**WHAT IS BEING ASKED:** Leave out any pictures and transcribe all other data below exactly.

**DATA PROVIDED:**
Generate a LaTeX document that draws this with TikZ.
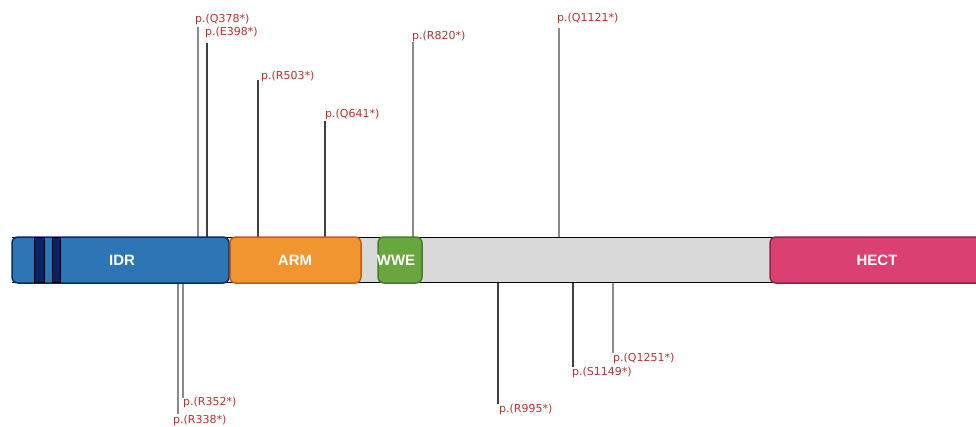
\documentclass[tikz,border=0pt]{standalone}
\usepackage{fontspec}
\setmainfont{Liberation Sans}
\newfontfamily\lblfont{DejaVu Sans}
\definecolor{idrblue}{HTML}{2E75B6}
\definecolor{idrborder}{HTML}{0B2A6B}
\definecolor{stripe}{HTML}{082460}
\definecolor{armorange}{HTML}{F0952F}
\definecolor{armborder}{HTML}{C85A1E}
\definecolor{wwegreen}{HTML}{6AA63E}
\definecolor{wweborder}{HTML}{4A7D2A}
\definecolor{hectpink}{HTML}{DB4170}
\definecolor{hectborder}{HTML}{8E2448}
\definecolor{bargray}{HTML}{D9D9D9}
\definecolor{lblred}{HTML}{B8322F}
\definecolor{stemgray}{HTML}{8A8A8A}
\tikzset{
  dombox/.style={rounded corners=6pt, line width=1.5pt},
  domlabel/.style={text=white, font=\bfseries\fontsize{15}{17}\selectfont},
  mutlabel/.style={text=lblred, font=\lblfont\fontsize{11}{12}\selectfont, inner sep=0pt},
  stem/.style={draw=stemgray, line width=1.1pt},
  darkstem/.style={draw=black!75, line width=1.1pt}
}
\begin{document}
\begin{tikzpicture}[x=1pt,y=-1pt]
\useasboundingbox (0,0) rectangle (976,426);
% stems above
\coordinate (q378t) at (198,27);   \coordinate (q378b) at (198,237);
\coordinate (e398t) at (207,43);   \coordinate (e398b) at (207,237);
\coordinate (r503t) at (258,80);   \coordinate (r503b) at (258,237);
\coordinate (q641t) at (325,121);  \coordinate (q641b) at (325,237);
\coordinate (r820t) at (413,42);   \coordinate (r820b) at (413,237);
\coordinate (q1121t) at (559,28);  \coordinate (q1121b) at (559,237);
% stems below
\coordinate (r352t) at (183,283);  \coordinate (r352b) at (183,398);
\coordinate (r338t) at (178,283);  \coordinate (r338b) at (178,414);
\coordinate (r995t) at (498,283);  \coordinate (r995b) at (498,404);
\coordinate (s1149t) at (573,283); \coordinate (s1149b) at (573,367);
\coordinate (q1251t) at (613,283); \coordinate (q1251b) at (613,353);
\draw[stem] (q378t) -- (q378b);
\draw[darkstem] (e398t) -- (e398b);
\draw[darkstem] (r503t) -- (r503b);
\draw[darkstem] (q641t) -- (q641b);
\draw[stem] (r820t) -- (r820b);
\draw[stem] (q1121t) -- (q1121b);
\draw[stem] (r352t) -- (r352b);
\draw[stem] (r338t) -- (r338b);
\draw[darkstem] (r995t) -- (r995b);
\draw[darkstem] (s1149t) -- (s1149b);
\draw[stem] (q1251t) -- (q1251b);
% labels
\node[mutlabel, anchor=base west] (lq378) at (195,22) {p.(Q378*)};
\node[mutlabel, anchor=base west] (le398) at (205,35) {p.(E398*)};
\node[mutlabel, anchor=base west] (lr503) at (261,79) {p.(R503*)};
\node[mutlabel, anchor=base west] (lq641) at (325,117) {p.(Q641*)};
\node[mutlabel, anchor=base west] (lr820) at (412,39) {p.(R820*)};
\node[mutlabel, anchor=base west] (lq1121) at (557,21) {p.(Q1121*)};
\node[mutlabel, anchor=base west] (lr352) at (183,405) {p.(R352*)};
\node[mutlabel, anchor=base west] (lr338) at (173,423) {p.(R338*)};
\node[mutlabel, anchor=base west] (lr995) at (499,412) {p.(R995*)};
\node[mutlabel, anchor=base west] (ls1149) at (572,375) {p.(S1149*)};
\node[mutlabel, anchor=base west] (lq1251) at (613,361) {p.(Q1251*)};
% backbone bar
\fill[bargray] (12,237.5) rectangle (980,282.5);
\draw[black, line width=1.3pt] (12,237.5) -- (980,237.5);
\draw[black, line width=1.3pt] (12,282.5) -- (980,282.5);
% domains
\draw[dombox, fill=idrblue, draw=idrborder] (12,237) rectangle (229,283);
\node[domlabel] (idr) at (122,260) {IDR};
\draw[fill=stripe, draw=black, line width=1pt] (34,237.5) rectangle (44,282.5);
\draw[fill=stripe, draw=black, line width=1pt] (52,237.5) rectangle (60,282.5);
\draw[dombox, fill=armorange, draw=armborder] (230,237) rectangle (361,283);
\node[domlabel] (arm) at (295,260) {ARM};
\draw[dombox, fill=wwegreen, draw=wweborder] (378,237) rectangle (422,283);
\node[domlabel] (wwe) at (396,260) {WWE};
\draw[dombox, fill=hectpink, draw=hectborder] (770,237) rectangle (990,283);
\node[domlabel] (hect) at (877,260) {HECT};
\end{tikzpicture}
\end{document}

**TASK ANSWER:**
Generate a LaTeX document that draws this with TikZ.
\documentclass[tikz,border=0pt]{standalone}
\usepackage{fontspec}
\setmainfont{Liberation Sans}
\newfontfamily\lblfont{DejaVu Sans}
\definecolor{idrblue}{HTML}{2E75B6}
\definecolor{idrborder}{HTML}{0B2A6B}
\definecolor{stripe}{HTML}{082460}
\definecolor{armorange}{HTML}{F0952F}
\definecolor{armborder}{HTML}{C85A1E}
\definecolor{wwegreen}{HTML}{6AA63E}
\definecolor{wweborder}{HTML}{4A7D2A}
\definecolor{hectpink}{HTML}{DB4170}
\definecolor{hectborder}{HTML}{8E2448}
\definecolor{bargray}{HTML}{D9D9D9}
\definecolor{lblred}{HTML}{B8322F}
\definecolor{stemgray}{HTML}{8A8A8A}
\tikzset{
  dombox/.style={rounded corners=6pt, line width=1.5pt},
  domlabel/.style={text=white, font=\bfseries\fontsize{15}{17}\selectfont},
  mutlabel/.style={text=lblred, font=\lblfont\fontsize{11}{12}\selectfont, inner sep=0pt},
  stem/.style={draw=stemgray, line width=1.1pt},
  darkstem/.style={draw=black!75, line width=1.1pt}
}
\begin{document}
\begin{tikzpicture}[x=1pt,y=-1pt]
\useasboundingbox (0,0) rectangle (976,426);
% stems above
\coordinate (q378t) at (198,27);   \coordinate (q378b) at (198,237);
\coordinate (e398t) at (207,43);   \coordinate (e398b) at (207,237);
\coordinate (r503t) at (258,80);   \coordinate (r503b) at (258,237);
\coordinate (q641t) at (325,121);  \coordinate (q641b) at (325,237);
\coordinate (r820t) at (413,42);   \coordinate (r820b) at (413,237);
\coordinate (q1121t) at (559,28);  \coordinate (q1121b) at (559,237);
% stems below
\coordinate (r352t) at (183,283);  \coordinate (r352b) at (183,398);
\coordinate (r338t) at (178,283);  \coordinate (r338b) at (178,414);
\coordinate (r995t) at (498,283);  \coordinate (r995b) at (498,404);
\coordinate (s1149t) at (573,283); \coordinate (s1149b) at (573,367);
\coordinate (q1251t) at (613,283); \coordinate (q1251b) at (613,353);
\draw[stem] (q378t) -- (q378b);
\draw[darkstem] (e398t) -- (e398b);
\draw[darkstem] (r503t) -- (r503b);
\draw[darkstem] (q641t) -- (q641b);
\draw[stem] (r820t) -- (r820b);
\draw[stem] (q1121t) -- (q1121b);
\draw[stem] (r352t) -- (r352b);
\draw[stem] (r338t) -- (r338b);
\draw[darkstem] (r995t) -- (r995b);
\draw[darkstem] (s1149t) -- (s1149b);
\draw[stem] (q1251t) -- (q1251b);
% labels
\node[mutlabel, anchor=base west] (lq378) at (195,22) {p.(Q378*)};
\node[mutlabel, anchor=base west] (le398) at (205,35) {p.(E398*)};
\node[mutlabel, anchor=base west] (lr503) at (261,79) {p.(R503*)};
\node[mutlabel, anchor=base west] (lq641) at (325,117) {p.(Q641*)};
\node[mutlabel, anchor=base west] (lr820) at (412,39) {p.(R820*)};
\node[mutlabel, anchor=base west] (lq1121) at (557,21) {p.(Q1121*)};
\node[mutlabel, anchor=base west] (lr352) at (183,405) {p.(R352*)};
\node[mutlabel, anchor=base west] (lr338) at (173,423) {p.(R338*)};
\node[mutlabel, anchor=base west] (lr995) at (499,412) {p.(R995*)};
\node[mutlabel, anchor=base west] (ls1149) at (572,375) {p.(S1149*)};
\node[mutlabel, anchor=base west] (lq1251) at (613,361) {p.(Q1251*)};
% backbone bar
\fill[bargray] (12,237.5) rectangle (980,282.5);
\draw[black, line width=1.3pt] (12,237.5) -- (980,237.5);
\draw[black, line width=1.3pt] (12,282.5) -- (980,282.5);
% domains
\draw[dombox, fill=idrblue, draw=idrborder] (12,237) rectangle (229,283);
\node[domlabel] (idr) at (122,260) {IDR};
\draw[fill=stripe, draw=black, line width=1pt] (34,237.5) rectangle (44,282.5);
\draw[fill=stripe, draw=black, line width=1pt] (52,237.5) rectangle (60,282.5);
\draw[dombox, fill=armorange, draw=armborder] (230,237) rectangle (361,283);
\node[domlabel] (arm) at (295,260) {ARM};
\draw[dombox, fill=wwegreen, draw=wweborder] (378,237) rectangle (422,283);
\node[domlabel] (wwe) at (396,260) {WWE};
\draw[dombox, fill=hectpink, draw=hectborder] (770,237) rectangle (990,283);
\node[domlabel] (hect) at (877,260) {HECT};
\end{tikzpicture}
\end{document}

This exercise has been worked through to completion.